By Eric Martin and Kathleen Hays


The biggest threats to India’s economic growth would likely come from forces outside the country, Finance Minister Nirmala Sitharaman said, citing the risk of higher oil prices and the impacts from Russia’s war in Ukraine. 

 

The effect on fuel prices from the recent surprise OPEC+ oil-output cut and “the spillover of all the decisions which are related to the Russia-Ukraine war” are “the two main things which I think I’d be more worried about than anything internal,” she said in an interview in Washington on Saturday. 


She also said possible recessions in the US or other developed countries could be a drag on India by hurting exports, particularly manufacturing. 
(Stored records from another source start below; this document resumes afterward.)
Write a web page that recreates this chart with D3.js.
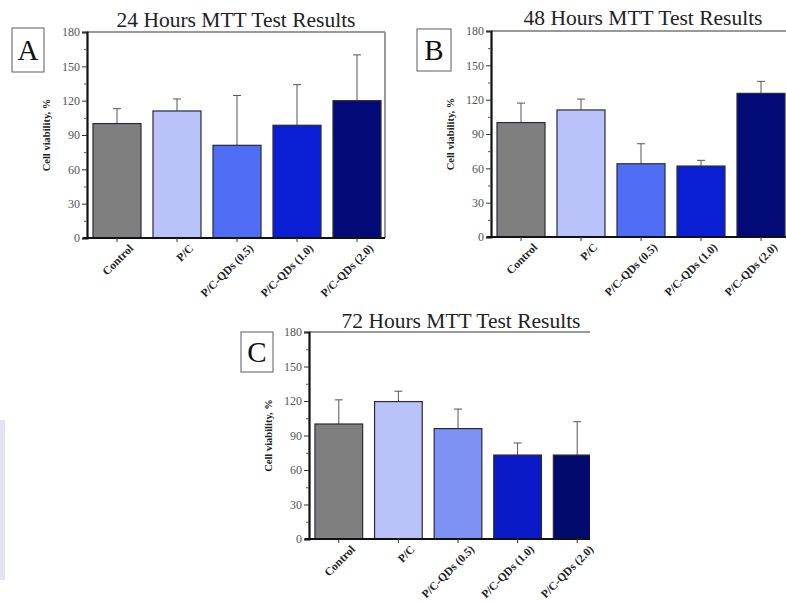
<!DOCTYPE html>
<html><head><meta charset="utf-8">
<script src="https://cdn.jsdelivr.net/npm/d3@7"></script>
<style>body{margin:0;background:#fff}svg{display:block}</style>
</head><body>
<svg id="c" width="786" height="602"></svg>
<script>
const categories = ["Control","P/C","P/C-QDs (0.5)","P/C-QDs (1.0)","P/C-QDs (2.0)"];
const yTicks = [0,30,60,90,120,150,180];
const titles = ["24 Hours MTT Test Results","48 Hours MTT Test Results","72 Hours MTT Test Results"];
const letters = ["A","B","C"];
const means24 = [100, 111, 81, 98.5, 120];
const sd24    = [13, 10.5, 43.5, 35.5, 40];
const means48 = [100, 111, 64, 62, 125.5];
const sd48    = [17, 9.5, 17.5, 5, 10.5];
const means72 = [100, 119.5, 96, 73, 73];
const sd72    = [21, 9, 17, 10.5, 29];
const colorsAB = ["#7f7f7f","#b9c3f9","#4f6ef5","#0a1fd4","#020a78"];
const colorsC  = ["#7f7f7f","#b9c3f9","#7d92f2","#0a1ac8","#020a6e"];

const panels = [
  {means:means24, sd:sd24, colors:colorsAB, L:87, R:387, clipR:385, T:32, B:238, rightBorder:true,
   titleX:236, titleY:27, box:[12,28,32,44], ylabX:50},
  {means:means48, sd:sd48, colors:colorsAB, L:491, R:791, clipR:786, T:31, B:237, rightBorder:false,
   titleX:643, titleY:25, box:[417,29,34,42], ylabX:454},
  {means:means72, sd:sd72, colors:colorsC, L:309, R:607, clipR:590, T:332, B:539, rightBorder:false,
   titleX:461, titleY:328, box:[241,332,32,40], ylabX:272}
];

const svg = d3.select("#c");
const font = "'Liberation Serif','Times New Roman',serif";

// faint decorative strip at left edge
svg.append("rect").attr("x",0).attr("y",420).attr("width",5).attr("height",160).attr("fill","#e2e2f2");

panels.forEach((p,i)=>{
  const g = svg.append("g");
  const x = d3.scaleBand().domain(categories).range([p.L,p.R]).paddingInner(0.2).paddingOuter(0.1);
  const y = d3.scaleLinear().domain([0,180]).range([p.B,p.T]);
  const cid = "clip"+i;
  svg.append("clipPath").attr("id",cid).append("rect")
    .attr("x",p.L).attr("y",p.T-30).attr("width",p.clipR-p.L).attr("height",p.B-p.T+40);
  const plot = g.append("g").attr("clip-path",`url(#${cid})`);

  // frame top / right
  plot.append("line").attr("x1",p.L).attr("x2",p.clipR).attr("y1",p.T).attr("y2",p.T)
    .attr("stroke","#777").attr("stroke-width",1.5);
  if(p.rightBorder){
    g.append("line").attr("x1",p.clipR).attr("x2",p.clipR).attr("y1",p.T).attr("y2",p.B)
      .attr("stroke","#999").attr("stroke-width",2);
  }

  // error bars
  const eb = plot.selectAll("g.eb").data(categories).join("g");
  eb.append("line")
    .attr("x1",d=>x(d)+x.bandwidth()/2).attr("x2",d=>x(d)+x.bandwidth()/2)
    .attr("y1",(d,j)=>y(p.means[j])).attr("y2",(d,j)=>y(p.means[j]+p.sd[j]))
    .attr("stroke","#555").attr("stroke-width",1);
  eb.append("line")
    .attr("x1",d=>x(d)+x.bandwidth()/2-4).attr("x2",d=>x(d)+x.bandwidth()/2+4)
    .attr("y1",(d,j)=>y(p.means[j]+p.sd[j])).attr("y2",(d,j)=>y(p.means[j]+p.sd[j]))
    .attr("stroke","#555").attr("stroke-width",1);

  // bars
  plot.selectAll("rect.bar").data(categories).join("rect")
    .attr("x",d=>x(d)).attr("width",x.bandwidth())
    .attr("y",(d,j)=>y(p.means[j])).attr("height",(d,j)=>p.B-y(p.means[j]))
    .attr("fill",(d,j)=>p.colors[j]).attr("stroke","#2a2a3a").attr("stroke-width",1.2);

  // y axis
  const ya = g.append("g").attr("transform",`translate(${p.L},0)`)
    .call(d3.axisLeft(y).tickValues(yTicks).tickSize(5).tickPadding(2));
  ya.attr("font-size",12).attr("font-family",font);
  ya.select(".domain").attr("stroke","#111").attr("stroke-width",2.2);
  ya.selectAll(".tick line").attr("stroke","#333");
  ya.selectAll(".tick text").attr("font-family",font).style("font-size","12px").attr("fill","#555");
  // minor ticks
  g.append("g").attr("transform",`translate(${p.L},0)`)
    .call(d3.axisLeft(y).tickValues(d3.range(15,180,30)).tickSize(3).tickFormat(""))
    .call(s=>s.select(".domain").remove())
    .selectAll("line").attr("stroke","#555");

  // x axis
  const xa = g.append("g").attr("transform",`translate(0,${p.B})`)
    .call(d3.axisBottom(x).tickSize(4).tickSizeOuter(0));
  xa.select(".domain").attr("stroke","#111").attr("stroke-width",2.2)
    .attr("d",`M${p.L-4},0H${p.clipR}`);
  xa.selectAll(".tick line").attr("stroke","#333");
  xa.selectAll("text").attr("font-family",font).attr("font-size",11.5).attr("font-weight","bold")
    .attr("fill","#222").attr("text-anchor","end")
    .attr("transform","translate(10,4) rotate(-45)").attr("dy","0.35em").attr("y",6).attr("x",0);

  // y label
  g.append("text").attr("transform",`translate(${p.ylabX},${(p.T+p.B)/2}) rotate(-90)`)
    .attr("text-anchor","middle").attr("font-family",font).attr("font-size",10.5)
    .attr("font-weight","bold").attr("fill","#222").text("Cell viability, %");

  // title
  g.append("text").attr("x",p.titleX).attr("y",p.titleY).attr("text-anchor","middle")
    .attr("font-family",font).attr("font-size",21.5).attr("fill","#222").text(titles[i]);

  // letter box
  const [bx,by,bw,bh] = p.box;
  g.append("rect").attr("x",bx).attr("y",by).attr("width",bw).attr("height",bh)
    .attr("fill","#fff").attr("stroke","#777").attr("stroke-width",1.2);
  g.append("text").attr("x",bx+bw/2).attr("y",by+bh/2+10).attr("text-anchor","middle")
    .attr("font-family",font).attr("font-size",29).attr("fill","#111").text(letters[i]);
});
</script>
</body></html>
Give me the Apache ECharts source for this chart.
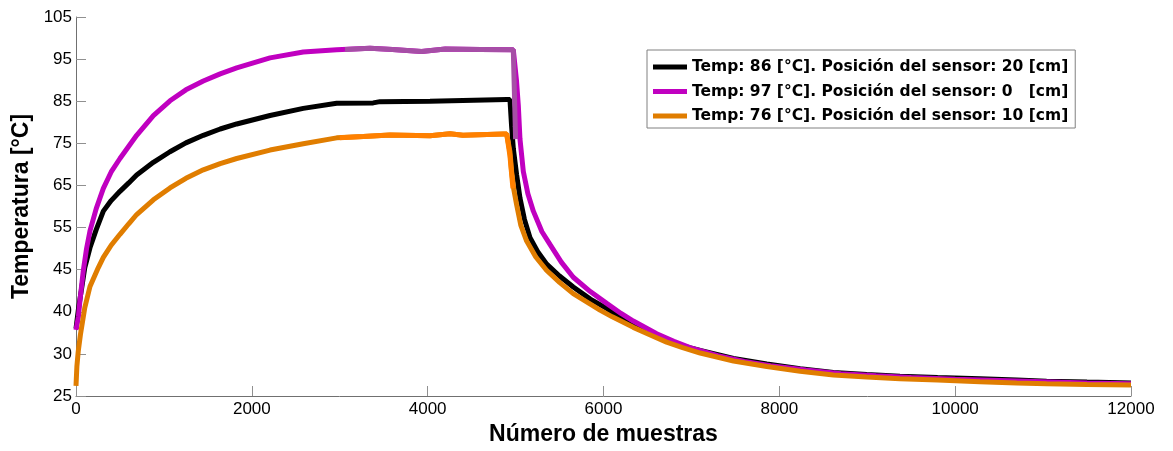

Sitharaman was in the US to attend the International Monetary Fund’s Spring Meetings and to co-chair the Group of 20 finance chiefs’ gathering, along with Reserve Bank of India Governor Shaktikanta Das.


India’s $3.2 trillion economy is showing signs of fatigue as domestic and foreign demand gets clipped by high interest rates. Growth in the October-December period eased to 4.4%, from 6.3% in the previous quarter, due to waning consumption and investments.

The IMF earlier this week trimmed its growth outlook for India to 5.9% for the current fiscal year from April 1, from 6.1% forecast in January.


“The buoyancy of the economy will continue,” she said, crediting part of that to policy reforms in recent years and digitization.  

Concerns over weakening growth and the turmoil in the global banking sector prompted the RBI earlier this month to pause its most aggressive tightening cycle in a decade. The central bank said it will assess the cumulative impact of 250 basis points in rate increases so far and will act if needed. 


Sitharaman said some countries can begin to “somewhat decouple” from the Federal Reserve, which has led the global drive to hike interest rates to curb inflation. A pause in tightening “can help growth momentum” in certain countries, which can respond to their economic challenges “with a bit more sense of what is most suitable for them.”


India’s inflation is easing, with consumer prices rising 5.66% in March from a year earlier, the slowest pace in 15 months as growth in food costs moderated. The nation’s weather office has forecast a normal monsoon, which could lower grain and oilseed prices and slow inflation.